February 2023

“Happy are they who follow the teaching of the Lord.” Psalm 119:1

Dear Redeemer Family:

For this month I picked the above text for a couple of reasons. First, I thought it would be ironic. It is the first verse of the longest psalm. Psalm 119 has 176 verses. I thought that it would be good for the shortest month; February. Second, it can also be translated, “Happy are those whose way is blameless, who walk in the law of the Lord.” I liked the above translation better. It’s shorter. And third, as we finish January and move into February, the Gospel lessons are mostly going to be from St. Matthew’s account of the Sermon on the Mount. The Sermon on the Mount is the greatest “teaching sermon” that Jesus gave us.

The Bible is filled with teachings and lessons. In the Old Testament, everyone thinks of the Ten Commandments as an example, if not the main example. As far as the laws of God, during the time of the Babylonian Captivity, the Jews added up all of the laws in the Old Testament, and came to a sum total of 613. Most Jewish groups still maintain that number. But Jesus sums them all up into one (and a second that is like it), which is in the Old Testament (Deuteronomy 6:4-5): In the NRSV, “Hear, O Israel: The Lord is our God, the Lord alone (not a particularly good translation of “The Lord your God is One.”)” You shall love the Lord your God with all your heart, and with all your soul, and with all your might.” In that, all of the laws of Moses and the teachings of the prophets are summed up. And, of course, the one that is like it: “Love your neighbor as yourself.” I like it better. It’s shorter. You don’t have to remember 613, nor 10, nor even 2, just one really.

I’ve always thought that if we could just hold that one commandment in front of our eyes at all times, there would really be no need to teach the 10 Commandments anymore, let alone the 613. And then reinforce it with the one that is “like it,” “Love your neighbor as yourself.” I believe that if we could just pull that off, human society would be a whole lot better. But, on the occasions when I have brought this idea up, I get shot down. A pity.

So, let us this February (and end of January) look to how Jesus explains and expounds of his understanding of the Commands of God. Let’s pay attention to what he says in the Sermon on the Mount, for that is what the Sermon on the Mount is, and explanation of what God wants of us. Or, if you wish a shorter explanation, read Micah 6:8. It sums up all of the prophets. “He has told you, O mortal, what is good; and what does the Lord require of you but to do justice, and to love kindness, and to walk humbly with your God?” Those are words to live by.

In Christ,
Pastor Rose

December 2021

“In the beginning when God created the heavens and the earth, the earth was a formless void and darkness covered the face of the deep, while a wind from God swept over the face of the waters.” Genesis 1:1-2

Dear Redeemer Family:
Believe it or not, we are entering the Season of Advent. I find it hard to believe that it is here already. One of the emphases for the Wednesday evening services this year is a little remembered theme of Advent, namely, darkness.
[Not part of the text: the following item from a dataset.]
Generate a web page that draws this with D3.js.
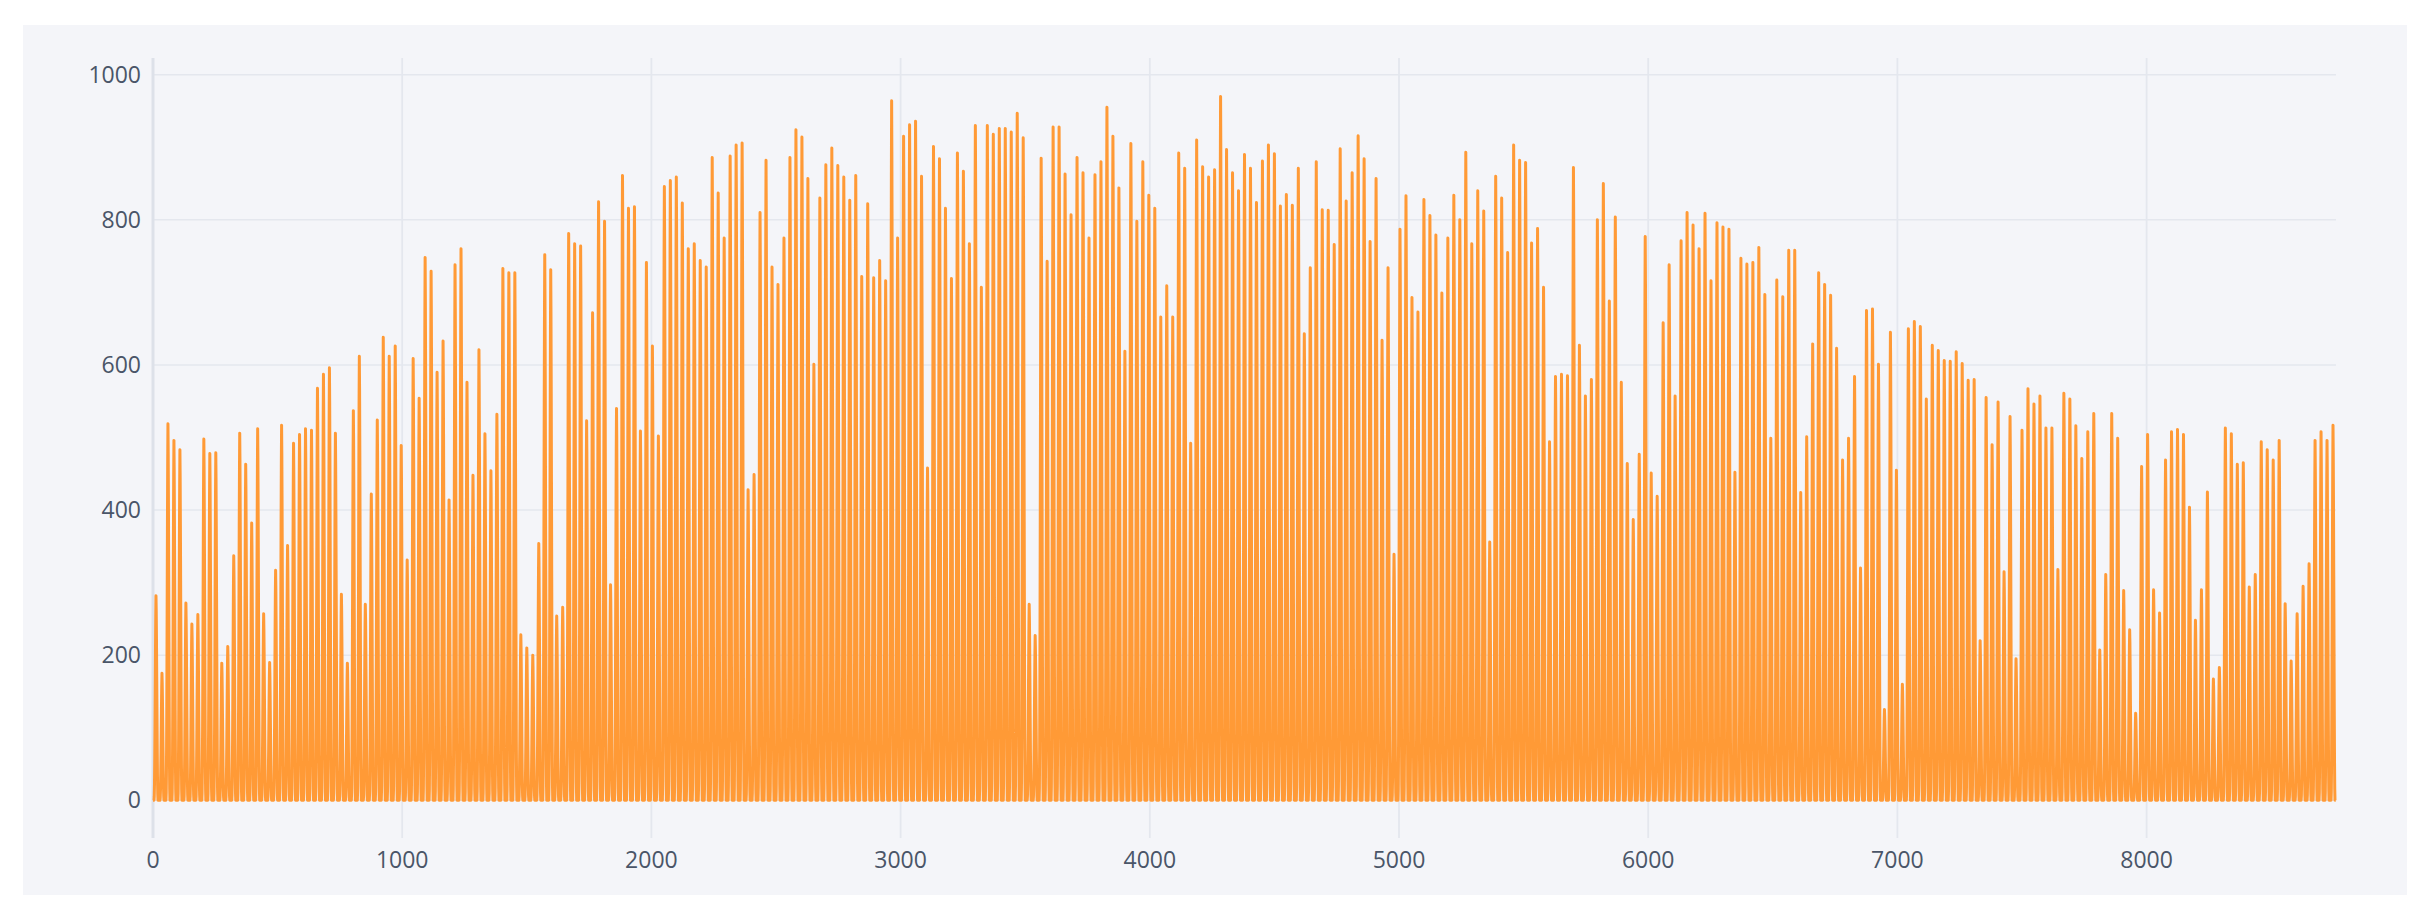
<!DOCTYPE html>
<html>
<head>
<meta charset="utf-8">
<script src="https://cdn.jsdelivr.net/npm/d3@7"></script>
<style>
  body { margin: 0; background: #fff; }
  svg text { font-family: "Open Sans", sans-serif; }
</style>
</head>
<body>
<svg id="chart" width="2426" height="919"></svg>
<script>
// daily peak output, one spike per day
const dailyPeak = [
  282,175,519,496,483,272,243,256,498,478,479,189,212,337,506,463,382,512,257,190,
  317,517,351,492,504,512,510,568,587,596,506,284,189,537,612,270,422,524,638,612,
  626,489,331,609,554,748,729,590,633,414,738,760,576,448,621,505,454,532,733,727,
  727,228,210,200,354,752,731,254,266,781,767,764,523,672,825,798,297,540,861,816,
  818,509,741,626,502,846,854,859,823,760,767,744,735,
  886,837,775,888,903,906,428,449,810,882,735,711,775,886,924,914,857,601,830,876,
  899,875,859,827,861,722,822,720,744,716,964,775,915,931,936,860,458,901,884,816,
  719,892,867,767,930,707,930,918,926,926,921,947,913,270,227,885,743,928,928,863,
  807,886,865,775,862,880,955,915,844,619,905,798,880,834,816,666,709,666,892,871,
  492,910,873,859,869,970,897,865,840,890,871,824,
  881,903,891,819,835,820,871,643,734,880,814,813,766,898,826,865,916,884,770,857,
  634,734,339,787,833,693,673,828,806,779,699,775,834,800,893,767,840,812,356,860,
  830,755,903,882,879,768,788,707,494,584,587,585,872,627,557,580,800,850,688,804,
  576,464,387,477,777,451,419,658,738,557,771,810,793,760,809,716,796,790,787,452,
  747,739,741,762,697,499,717,694,758,758,424,501,
  629,727,711,696,623,469,499,584,320,675,677,601,125,645,455,160,650,660,653,553,
  627,620,606,605,618,602,579,580,220,555,490,549,315,529,195,510,567,546,557,513,
  513,318,561,553,516,471,508,533,207,311,533,499,289,235,120,460,504,290,258,469,
  508,511,504,404,248,290,425,167,183,513,505,463,465,294,311,494,483,469,496,271,
  192,257,295,326,496,508,496,517
];
// share of the daily peak reached in each hour of the day
const hourShare = [0,0,0,0,0,0.02,0.08,0.2,0.36,0.55,0.74,0.9,1,0.92,0.78,0.6,0.42,0.25,0.11,0.03,0,0,0,0];
const xTicks = [0,1000,2000,3000,4000,5000,6000,7000,8000];
const yTicks = [0,200,400,600,800,1000];

const hours = 8760;
const series = [];
dailyPeak.forEach((p, d) => {
  hourShare.forEach((s, h) => {
    const t = d * 24 + h;
    if (t < hours) series.push([t, p * s]);
  });
});

const svg = d3.select("#chart");
const plotL = 153, plotR = 2336, plotT = 58, plotB = 838;

svg.append("rect").attr("x", 23).attr("y", 25).attr("width", 2384).attr("height", 870).attr("fill", "#f4f5f9");

const x = d3.scaleLinear().domain([0, hours]).range([plotL, plotR]);
const y = d3.scaleLinear().domain([-52, 1023]).range([plotB, plotT]);

// grid
svg.append("g").selectAll("line").data(yTicks).join("line")
  .attr("x1", plotL).attr("x2", plotR)
  .attr("y1", d => y(d)).attr("y2", d => y(d))
  .attr("stroke", "#e4e7ee").attr("stroke-width", 1.5);
svg.append("g").selectAll("line").data(xTicks).join("line")
  .attr("y1", plotT).attr("y2", plotB)
  .attr("x1", d => x(d)).attr("x2", d => x(d))
  .attr("stroke", d => d === 0 ? "#dde1e9" : "#e4e7ee")
  .attr("stroke-width", d => d === 0 ? 3 : 1.8);

svg.append("path").datum(series)
  .attr("fill", "none").attr("stroke", "#ff9a36").attr("stroke-width", 3)
  .attr("stroke-linejoin", "round")
  .attr("d", d3.line().x(d => x(d[0])).y(d => y(d[1])));

svg.append("g").selectAll("text").data(yTicks).join("text")
  .attr("x", plotL - 12).attr("y", d => y(d)).attr("dy", "0.35em")
  .attr("text-anchor", "end").attr("font-size", 23).attr("fill", "#4a5568")
  .text(d => d);
svg.append("g").selectAll("text").data(xTicks).join("text")
  .attr("x", d => x(d)).attr("y", 868)
  .attr("text-anchor", "middle").attr("font-size", 23).attr("fill", "#4a5568")
  .text(d => d);
</script>
</body>
</html>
I find that interesting, especially as the days are growing dark so early this time of year. We tend to think of darkness as bad, and light as good. But that is not always the case. Rather they often complement each other. In the case of Advent, the darkness anticipates the coming light. That is a different view of things. And it is often a good thing to look at things differently.

One of the hymns in the Red hymnal that is suggested for use at this time is hymn #245, “Creator of the Stars of Night.” It is a new hymn, for us. But, the words date from the 9th century, and were originally in Latin. The tune is also old. It is what is called a plainsong. I liked the words, which I now share.

“Creator of the stars of night, your people’s everlasting light, O Christ, redeemer of us all, we pray you hear us when we call.

When this old world drew on toward night, you came; but not in splendor bright, not as a monarch, but the child of Mary, blessed mother mild.

At your great name, O Jesus, now all knees must bend, all hearts must bow; all things on earth with one accord, like those in heav’n, shall call you Lord.

Come in your holy might, we pray, redeem us for eternal day; defend us while we dwell below from all assaults of our dread foe.

To God the Father, God the Son, and God the Spirit, Three in One, praise, honor, might, and glory be from age to age eternally. Amen.”

For a hymn that I had never knew, and is only about 1,300 years old or so, I think that the words are beautiful, and sum up Advent perfectly. I home that read these words over, and cherish them this Advent Season.